* _WRITTEN TASK_
Don't include pictures. Quote the lines below from the first through the line that contains "return np.asarray(s)[idx]".

%%

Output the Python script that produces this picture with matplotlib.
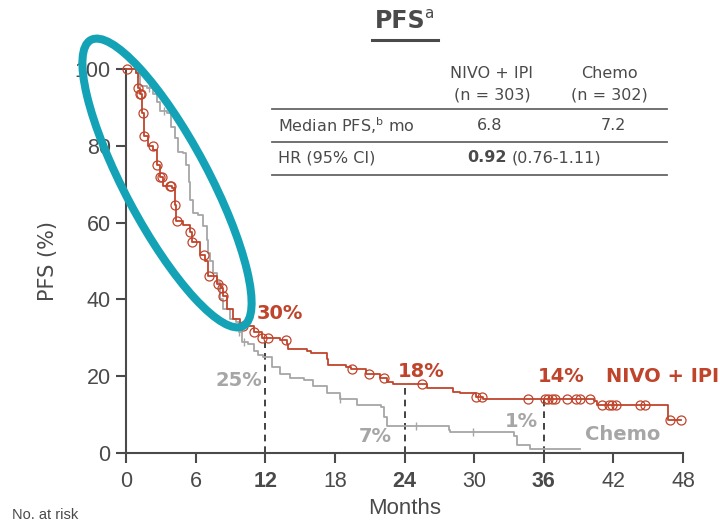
import numpy as np
import matplotlib.pyplot as plt
from matplotlib.patches import Ellipse
from matplotlib.lines import Line2D

# Kaplan-Meier step data (months, % progression-free)
nivo_t = [0, 0.9, 1.05, 1.2, 1.4, 1.55, 1.9, 2.35, 2.65, 2.9, 3.2, 4.0, 4.2, 4.35, 4.9, 5.5, 5.7,
          6.4, 6.8, 7.1, 7.8, 8.2, 8.4, 8.7, 9.25, 9.8, 11.0, 11.7, 13.3, 13.9, 14.0, 15.6, 15.9,
          17.3, 17.4, 19.0, 19.4, 20.7, 21.9, 22.5, 23.0, 25.9, 28.2, 28.8, 30.2, 30.8, 40.3, 40.6,
          46.7, 47.8]
nivo_s = [100, 99, 95, 93.5, 88.5, 82.5, 80, 79, 75, 72, 69.5, 69, 64.5, 60.5, 59.5, 57.5, 55,
          51.5, 50, 46, 44, 43, 41, 37.5, 35, 33, 31.5, 30, 29.5, 28.5, 27, 26.5, 26,
          24.5, 23, 22.5, 22, 20.5, 19.5, 18.5, 18, 17, 16, 15.5, 14.5, 14, 13.5, 12.5,
          8.5, 8.5]
nivo_censor = [0.05, 1.05, 1.2, 1.3, 1.45, 1.55, 2.3, 2.65, 2.9, 3.1, 3.8, 3.9, 4.2, 4.4, 5.5, 5.7,
               6.7, 7.15, 7.9, 8.25, 8.4, 10.1, 11.0, 11.7, 12.2, 13.8, 19.5, 20.9, 22.2, 25.5,
               30.2, 30.7, 34.6, 36.1, 36.4, 36.7, 37.0, 38.0, 38.8, 39.1, 40.0, 41.0, 41.6,
               41.9, 42.2, 44.3, 44.7, 46.9, 47.8]

chemo_t = [0, 0.9, 1.2, 1.8, 2.35, 2.65, 2.9, 3.5, 3.9, 4.2, 4.5, 4.9, 5.2, 5.4, 5.5, 5.8, 6.2,
           6.65, 6.95, 7.1, 7.25, 7.5, 7.8, 8.1, 8.4, 9.0, 9.5, 9.7, 10.0, 10.5, 11.0, 11.4, 11.8,
           12.6, 13.3, 14.1, 15.3, 16.1, 17.3, 18.4, 19.9, 22.0, 22.2, 22.5, 27.8, 27.9, 33.4,
           33.7, 34.8, 39.1]
chemo_s = [100, 99, 95.5, 95, 93.5, 91.5, 89, 88.5, 85, 82, 78.5, 78, 75, 70.5, 66, 62.5, 62,
           59, 55.5, 52, 50, 47, 44.5, 40, 37.5, 35, 34, 31.5, 29, 28.5, 26.5, 25.5, 25,
           22.5, 20.5, 19.5, 19, 17.5, 15.5, 14, 12.5, 12, 9.5, 7, 6, 5.5, 4.5,
           2, 1, 1]
chemo_censor = [1.0, 2.0, 3.3, 9.7, 10.2, 18.4, 25.0, 29.9]

landmark_months = [12, 24, 36]
nivo_landmark = [30, 18, 14]
chemo_landmark = [25, 7, 1]

x_ticks = [0, 6, 12, 18, 24, 30, 36, 42, 48]
y_ticks = [0, 20, 40, 60, 80, 100]

RED = '#C0442B'
GRAY = '#A6A6A6'
DARK = '#4A4A4A'
TEAL = '#14A3B6'
NARROW = ['Liberation Sans', 'DejaVu Sans']


def step_value(t, s, x):
    idx = np.searchsorted(t, x, side='right') - 1
    return np.asarray(s)[idx]


fig = plt.figure(figsize=(7.2, 5.26), dpi=100)
ax = fig.add_axes([126 / 720, 73 / 526, 557 / 720, 384 / 526])

ax.step(chemo_t, chemo_s, where='post', color=GRAY, lw=1.3, clip_on=False, zorder=2)
ax.plot(chemo_censor, step_value(chemo_t, chemo_s, chemo_censor), ls='none', marker='|',
        ms=6, mew=1.0, color=GRAY, clip_on=False, zorder=2)

ax.step(nivo_t, nivo_s, where='post', color=RED, lw=1.3, clip_on=False, zorder=3)
ax.plot(nivo_censor, step_value(nivo_t, nivo_s, nivo_censor), ls='none', marker='o',
        ms=6.5, mfc='none', mew=0.9, color=RED, clip_on=False, zorder=3)

# landmark drop lines
for m, v in zip(landmark_months, nivo_landmark):
    ax.plot([m, m], [0, v], ls=(0, (4, 3)), color='#222222', lw=1.2, zorder=1)

ax.set_xlim(0, 48)
ax.set_ylim(0, 100)
for side in ['top', 'right']:
    ax.spines[side].set_visible(False)
for side in ['left', 'bottom']:
    ax.spines[side].set_color(DARK)
    ax.spines[side].set_linewidth(1.5)

ax.set_xticks(x_ticks)
ax.set_yticks(y_ticks)
ax.tick_params(axis='both', direction='out', length=7, width=1.5, color=DARK,
               labelcolor=DARK, labelsize=15.5)
ax.tick_params(axis='x', pad=6)
ax.tick_params(axis='y', pad=4)
ax.set_xticklabels([str(v) for v in x_ticks], family=NARROW)
ax.set_yticklabels([str(v) for v in y_ticks], family=NARROW)
for lab, v in zip(ax.get_xticklabels(), x_ticks):
    if v in landmark_months:
        lab.set_fontweight('bold')

ax.set_ylabel('PFS (%)', fontsize=15, color=DARK, labelpad=12)
ax.set_xlabel('Months', fontsize=16, color=DARK, family=NARROW, labelpad=4)

# landmark annotations
ax.text(13.3, 36.2, f'{nivo_landmark[0]}%', color=RED, fontsize=14, fontweight='bold', ha='center', va='center')
ax.text(25.4, 21.1, f'{nivo_landmark[1]}%', color=RED, fontsize=14, fontweight='bold', ha='center', va='center')
ax.text(37.5, 19.8, f'{nivo_landmark[2]}%', color=RED, fontsize=14, fontweight='bold', ha='center', va='center')
ax.text(46.2, 19.8, 'NIVO + IPI', color=RED, fontsize=14, fontweight='bold', ha='center', va='center')
ax.text(9.7, 19.0, f'{chemo_landmark[0]}%', color=GRAY, fontsize=14, fontweight='bold', ha='center', va='center')
ax.text(21.5, 4.2, f'{chemo_landmark[1]}%', color=GRAY, fontsize=14, fontweight='bold', ha='center', va='center')
ax.text(34.1, 8.1, f'{chemo_landmark[2]}%', color=GRAY, fontsize=14, fontweight='bold', ha='center', va='center')
ax.text(42.8, 4.7, 'Chemo', color=GRAY, fontsize=14, fontweight='bold', ha='center', va='center')


def fy(py):
    return 1 - py / 526


# title with underline
fig.text(400 / 720, fy(21), 'PFS', fontsize=17, fontweight='bold', color=DARK, ha='center', va='center')
fig.text(424 / 720, fy(13), 'a', fontsize=11, color=DARK, ha='left', va='center')
fig.add_artist(Line2D([372 / 720, 438 / 720], [fy(40), fy(40)], color=DARK, lw=2.2))

# summary table
tbl_kw = dict(fontsize=11.5, color=DARK, va='center')
fig.text(492 / 720, fy(74), 'NIVO + IPI', ha='center', **tbl_kw)
fig.text(492 / 720, fy(95), '(n = 303)', ha='center', **tbl_kw)
fig.text(609 / 720, fy(74), 'Chemo', ha='center', **tbl_kw)
fig.text(609 / 720, fy(95), '(n = 302)', ha='center', **tbl_kw)
fig.text(278 / 720, fy(126), r'Median PFS,$^{\mathregular{b}}$ mo', ha='left', **tbl_kw)
fig.text(490 / 720, fy(126), '6.8', ha='center', **tbl_kw)
fig.text(613 / 720, fy(126), '7.2', ha='center', **tbl_kw)
fig.text(278 / 720, fy(158), 'HR (95% CI)', ha='left', **tbl_kw)
fig.text(507 / 720, fy(158), '0.92', ha='right', fontweight='bold', **tbl_kw)
fig.text(512 / 720, fy(158), '(0.76-1.11)', ha='left', **tbl_kw)
for py in [109, 142, 175]:
    fig.add_artist(Line2D([272 / 720, 667 / 720], [fy(py), fy(py)], color='#666666', lw=1.3))

fig.text(12 / 720, fy(515), 'No. at risk', fontsize=10.5, color=DARK, family=NARROW, ha='left', va='center')

# highlight ring around the early separation of the curves
ring = Ellipse((1.67, 5.26 - 1.83), 3.24, 0.84, angle=-62, fill=False, ec=TEAL, lw=5.8,
               transform=fig.dpi_scale_trans, zorder=10)
fig.add_artist(ring)

fig.savefig('out.png', dpi=100)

%%

* _WORKED SOLUTION_
Output the Python script that produces this picture with matplotlib.
import numpy as np
import matplotlib.pyplot as plt
from matplotlib.patches import Ellipse
from matplotlib.lines import Line2D

# Kaplan-Meier step data (months, % progression-free)
nivo_t = [0, 0.9, 1.05, 1.2, 1.4, 1.55, 1.9, 2.35, 2.65, 2.9, 3.2, 4.0, 4.2, 4.35, 4.9, 5.5, 5.7,
          6.4, 6.8, 7.1, 7.8, 8.2, 8.4, 8.7, 9.25, 9.8, 11.0, 11.7, 13.3, 13.9, 14.0, 15.6, 15.9,
          17.3, 17.4, 19.0, 19.4, 20.7, 21.9, 22.5, 23.0, 25.9, 28.2, 28.8, 30.2, 30.8, 40.3, 40.6,
          46.7, 47.8]
nivo_s = [100, 99, 95, 93.5, 88.5, 82.5, 80, 79, 75, 72, 69.5, 69, 64.5, 60.5, 59.5, 57.5, 55,
          51.5, 50, 46, 44, 43, 41, 37.5, 35, 33, 31.5, 30, 29.5, 28.5, 27, 26.5, 26,
          24.5, 23, 22.5, 22, 20.5, 19.5, 18.5, 18, 17, 16, 15.5, 14.5, 14, 13.5, 12.5,
          8.5, 8.5]
nivo_censor = [0.05, 1.05, 1.2, 1.3, 1.45, 1.55, 2.3, 2.65, 2.9, 3.1, 3.8, 3.9, 4.2, 4.4, 5.5, 5.7,
               6.7, 7.15, 7.9, 8.25, 8.4, 10.1, 11.0, 11.7, 12.2, 13.8, 19.5, 20.9, 22.2, 25.5,
               30.2, 30.7, 34.6, 36.1, 36.4, 36.7, 37.0, 38.0, 38.8, 39.1, 40.0, 41.0, 41.6,
               41.9, 42.2, 44.3, 44.7, 46.9, 47.8]

chemo_t = [0, 0.9, 1.2, 1.8, 2.35, 2.65, 2.9, 3.5, 3.9, 4.2, 4.5, 4.9, 5.2, 5.4, 5.5, 5.8, 6.2,
           6.65, 6.95, 7.1, 7.25, 7.5, 7.8, 8.1, 8.4, 9.0, 9.5, 9.7, 10.0, 10.5, 11.0, 11.4, 11.8,
           12.6, 13.3, 14.1, 15.3, 16.1, 17.3, 18.4, 19.9, 22.0, 22.2, 22.5, 27.8, 27.9, 33.4,
           33.7, 34.8, 39.1]
chemo_s = [100, 99, 95.5, 95, 93.5, 91.5, 89, 88.5, 85, 82, 78.5, 78, 75, 70.5, 66, 62.5, 62,
           59, 55.5, 52, 50, 47, 44.5, 40, 37.5, 35, 34, 31.5, 29, 28.5, 26.5, 25.5, 25,
           22.5, 20.5, 19.5, 19, 17.5, 15.5, 14, 12.5, 12, 9.5, 7, 6, 5.5, 4.5,
           2, 1, 1]
chemo_censor = [1.0, 2.0, 3.3, 9.7, 10.2, 18.4, 25.0, 29.9]

landmark_months = [12, 24, 36]
nivo_landmark = [30, 18, 14]
chemo_landmark = [25, 7, 1]

x_ticks = [0, 6, 12, 18, 24, 30, 36, 42, 48]
y_ticks = [0, 20, 40, 60, 80, 100]

RED = '#C0442B'
GRAY = '#A6A6A6'
DARK = '#4A4A4A'
TEAL = '#14A3B6'
NARROW = ['Liberation Sans', 'DejaVu Sans']


def step_value(t, s, x):
    idx = np.searchsorted(t, x, side='right') - 1
    return np.asarray(s)[idx]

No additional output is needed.